Science begins and ends with a question. Can this be done? What is this? How does it work? What more can this do? Just think of the things we wouldn’t have if someone didn’t ask a question first. When an hypothesis is set, isn’t that really a what-if question?
Asking acknowledges that we can’t know everything. From this place, there is more room for learning to take place. The Buddhists talk about being in that place of “Beginner’s Mind.” Where you know you don’t know it all and the mind can be a-light with questions.
In one of the Gawain stories in the Arthurian and Celtic legends, Gawain finds himself in a strange castle where a warrior is laid out as if he’s dead, with a sword in his heart that continues to bleed. Later, Gawain is witness to the Grail which floats through the hall serving everyone present. Gawain, however, fails to ask about the Grail and instead asks after the warrior. (You kinda can’t blame him for that, being a warrior himself.) However, though the land began to heal, the king still suffered. It wasn’t until later, when Gawain saw the Grail for the second time, that he remembered to ask about it. And then, finally, all was healed. This story carries a side note to me that you get more than one chance to ask. But the key is always in the asking. You don’t have to know all the answers, you just have to ask.

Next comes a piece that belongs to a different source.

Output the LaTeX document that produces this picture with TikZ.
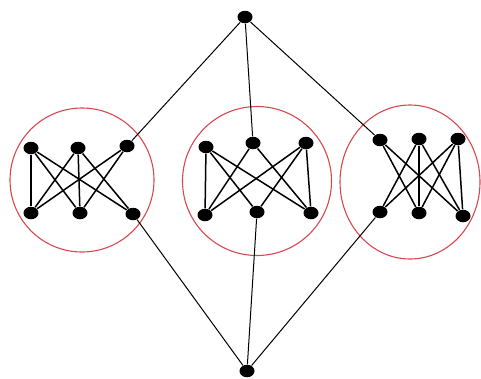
\documentclass[tikz,border=0pt]{standalone}
\usetikzlibrary{shapes.geometric}
\definecolor{ring}{HTML}{D9474F}
\tikzset{
  every picture/.style={line width=0.9pt},
  dot/.style={ellipse, fill=black, inner sep=0pt, minimum width=15pt, minimum height=12.5pt},
  ringline/.style={draw=ring, line width=1.1pt},
  link/.style={draw=black, line width=1.5pt},
  spoke/.style={draw=black, line width=1pt},
}
\begin{document}
\begin{tikzpicture}[x=1pt, y=-1pt]
  \useasboundingbox (0,0) rectangle (481,378);
  % rings
  \draw[ringline] (82,180) circle [radius=72];
  \draw[ringline] (257,181) circle [radius=74.5];
  \draw[ringline] (410,182) ellipse [x radius=70, y radius=77];
  % hub nodes
  \node[dot] (top) at (245,17) {};
  \node[dot] (bot) at (247,371) {};
  % left group
  \node[dot] (lt1) at (31,148) {};
  \node[dot] (lt2) at (78,148) {};
  \node[dot] (lt3) at (127,146) {};
  \node[dot] (lb1) at (31,213) {};
  \node[dot] (lb2) at (80,213) {};
  \node[dot] (lb3) at (133,214) {};
  % middle group
  \node[dot] (mt1) at (206,147) {};
  \node[dot] (mt2) at (253,143) {};
  \node[dot] (mt3) at (306,143) {};
  \node[dot] (mb1) at (205,215) {};
  \node[dot] (mb2) at (257,212) {};
  \node[dot] (mb3) at (311,213) {};
  % right group
  \node[dot] (rt1) at (380,140) {};
  \node[dot] (rt2) at (419,139) {};
  \node[dot] (rt3) at (458,139) {};
  \node[dot] (rb1) at (380,212) {};
  \node[dot] (rb2) at (419,213) {};
  \node[dot] (rb3) at (463,216) {};
  % inner edges
  \foreach \a/\b in {lt1/lb1, lt1/lb2, lt1/lb3, lt2/lb1, lt2/lb2, lt2/lb3, lt3/lb1, lt3/lb2,
                     mt1/mb1, mt1/mb2, mt1/mb3, mt2/mb1, mt2/mb3, mt3/mb1, mt3/mb2, mt3/mb3,
                     rt1/rb2, rt1/rb3, rt2/rb1, rt2/rb2, rt2/rb3, rt3/rb1, rt3/rb2, rt3/rb3}
    \draw[link] (\a) -- (\b);
  % edges to the hubs
  \foreach \a in {lt3, mt2, rt1} \draw[spoke] (top) -- (\a);
  \foreach \a in {lb3, mb2, rb1} \draw[spoke] (bot) -- (\a);
\end{tikzpicture}
\end{document}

Seems you don’t even always have to hang around for the answer. Ask the right question and things can start to change instantaneously. The answer comes in a holy instant. You might not need to do anything more about it. Including discovering what the answer was.
We might balk at times about putting our lives in God’s Hands. After all that work to figure out what we want! But when we ask for what we want, aren’t we in a way, giving it up? Handing it onto someone else? What if we ask ourselves if we could think of it as handing it over to God? Is there much more powerful a thing to do than that?